The Computing Curricula framework emerged from collaborative efforts within the computing profession to harmonize program content across institutions and regions. The guiding aim has been to establish a coherent set of expectations for what a degree in computing should entail, while permitting institutions to tailor offerings to local strengths, faculty expertise, and employer needs. In accreditation terms, the curricula feed into program assessment and outcomes, helping to demonstrate that graduates possess the competencies that employers expect. The ongoing updates reflect the dynamic nature of the field, including the rise of information technology as a discipline with practical emphasis on networks, security, and systems administration, alongside the more theory-driven portions of computer science. See ABET for how accreditation processes map program outcomes to the curriculum, and how ACM and IEEE Computer Society coordinate updates to reflect industry trends.

Core content and subfields

A typical Computing Curricula framework organizes content into foundational areas and specialized domains. Core areas commonly emphasized include: - programming and problem solving - data structures and algorithms - computer organization and architecture - operating systems - databases - software engineering - theory of computation and discrete mathematics - programming languages - human-computer interaction - computer networks and cybersecurity fundamentals

In addition, there is a distinction between computer science programs, which emphasize theory and design, and information technology programs, which foreground applied systems, networks, and operations. Cross-cutting topics such as ethics and professional practice are often integrated as well. See Algorithms and Data structures for foundational topics, Computer networks for networking content, Cybersecurity for security fundamentals, and Software engineering for disciplined development processes. For broader context, see Discrete mathematics and Programming language studies as foundational underpinnings. In practice, the curricula encourage depth in a chosen track (e.g., software engineering, data science, or cybersecurity) while maintaining breadth to ensure graduates can adapt to multiple roles in the tech economy.

Curriculum governance and accreditation

Curriculum design operates within a governance framework that emphasizes accountability and outcomes. ABET, the main U.S.-based accreditation body for computing programs, assesses programs against student outcomes and program objectives. These outcomes typically cover abilities to analyze problems, design solutions, implement and test systems, function as part of a team, communicate effectively, and understand professional and ethical responsibilities. The Computing Curricula guides are used to map program content to these outcomes, supporting continuous improvement and transparent reporting to stakeholders. See ABET for details on accreditation criteria and how program outcomes are evaluated. Relatedly, professional associations such as ACM and IEEE Computer Society provide the curricular templates that institutions draw on when structuring their degree requirements and elective choices. For historical context, researchers and educators often refer to the evolution from early guidance like Computing Curricula 2001 through later editions and refinements.

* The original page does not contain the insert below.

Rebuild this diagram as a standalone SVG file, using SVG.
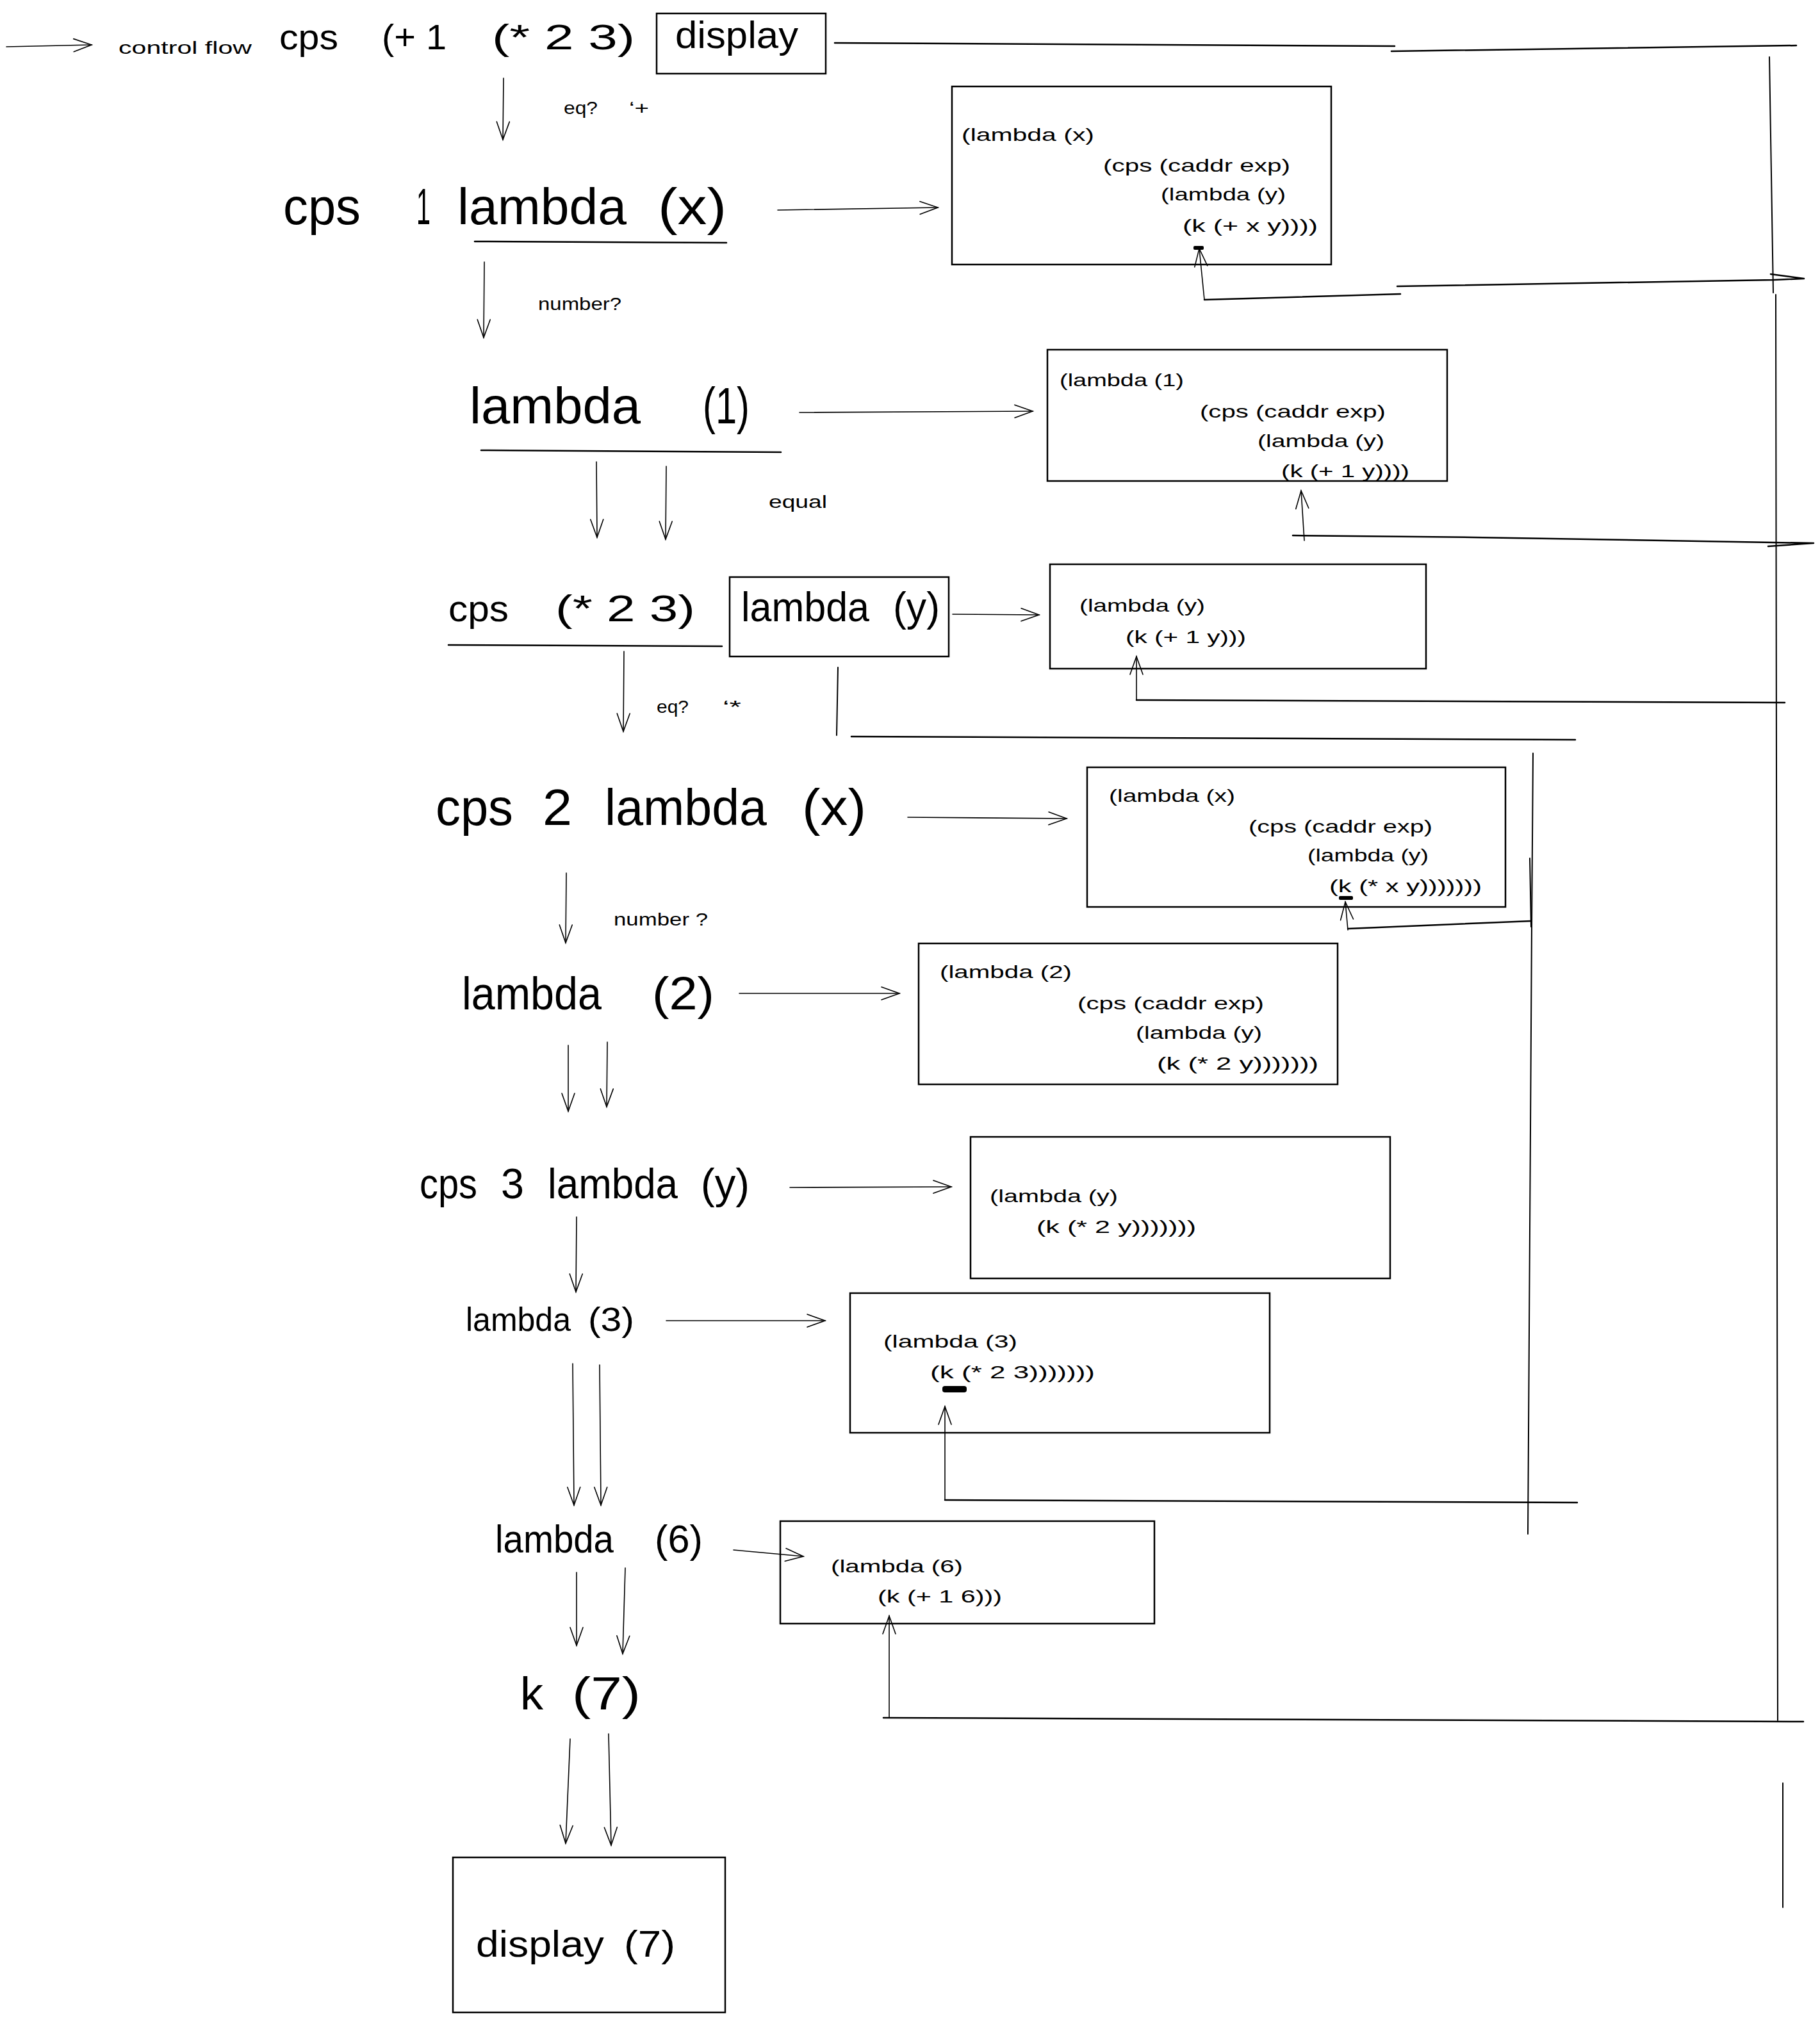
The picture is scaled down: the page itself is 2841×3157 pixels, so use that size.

Pedagogy, assessment, and industry alignment

Effective computing curricula emphasize a mix of pedagogy and assessment designed to build both depth and practical competence. Labs, studio courses, and project-based experiences are central to translating theory into practice. Capstone projects and internships illustrate the connection between coursework and real-world problems, while portfolio-based assessments complement traditional exams. Accreditation and program reviews rely on outcome assessments, course-embedded assessments, and data-driven improvements to demonstrate alignment with employer expectations. The curricula also encourage partnerships with industry, government, and non-profit organizations to expose students to current tools, workflows, and coding standards. See Open source initiatives and collaborations for examples of how students gain hands-on experience outside the classroom, and Project-based learning as a broader instructional approach.

Controversies and debates

As with many broad, policy-driven educational programs, the Computing Curricula field faces tensions over priorities and direction. Proponents of a strong, technically rigorous core argue that graduates must possess deep competence in algorithms, systems, and software engineering to be productive from day one. Critics contend that curricula sometimes tilt toward theoretical abstraction at the expense of practical readiness or neglect important non-technical skills valued by employers, such as collaboration, communication, and project management. There is also debate over the degree to which ethics, social responsibility, and diversity should shape core content. Advocates for broader inclusion say these topics increase relevance and fairness and prepare graduates to work in diverse teams; opponents worry about diluting core technical content or politicizing curriculum decisions. From a practical standpoint, a central concern is ensuring that curricula respond to actual workforce needs and that accreditation signals remain credible and focused on demonstrable outcomes. Some critics of identity-focused pressure in curricula argue that while diversity and inclusion are important, they should not subsume core competencies or become a substitute for measurable skill development. In this view, woke criticism is seen as a misdirection that distracts from the primary objective of producing technically capable graduates who can contribute to economic growth and innovation. See discussions in Diversity in computing and the ethics-focused material linked in Ethics in information technology for how these issues are framed in various programs.

Global and cross-disciplinary aspects

The Computing Curricula framework has an international dimension, with many institutions around the world adopting similar core requirements while accommodating local languages, standards, and regulatory environments. This global diffusion supports mobility for graduates and helps ensure that graduates from different regions can compete for opportunities in multinational firms. There is also increasing cross-disciplinary work, bringing computing into domains such as data science, digital humanities, and engineering. The balance among core technical content, interdisciplinary exposure, and hands-on experience remains a central design question for curricula committees and accreditation teams alike. See Information technology and Software engineering for related cross-disciplinary pathways, and consider K-12 education as the pre-college pipeline feeding into these programs.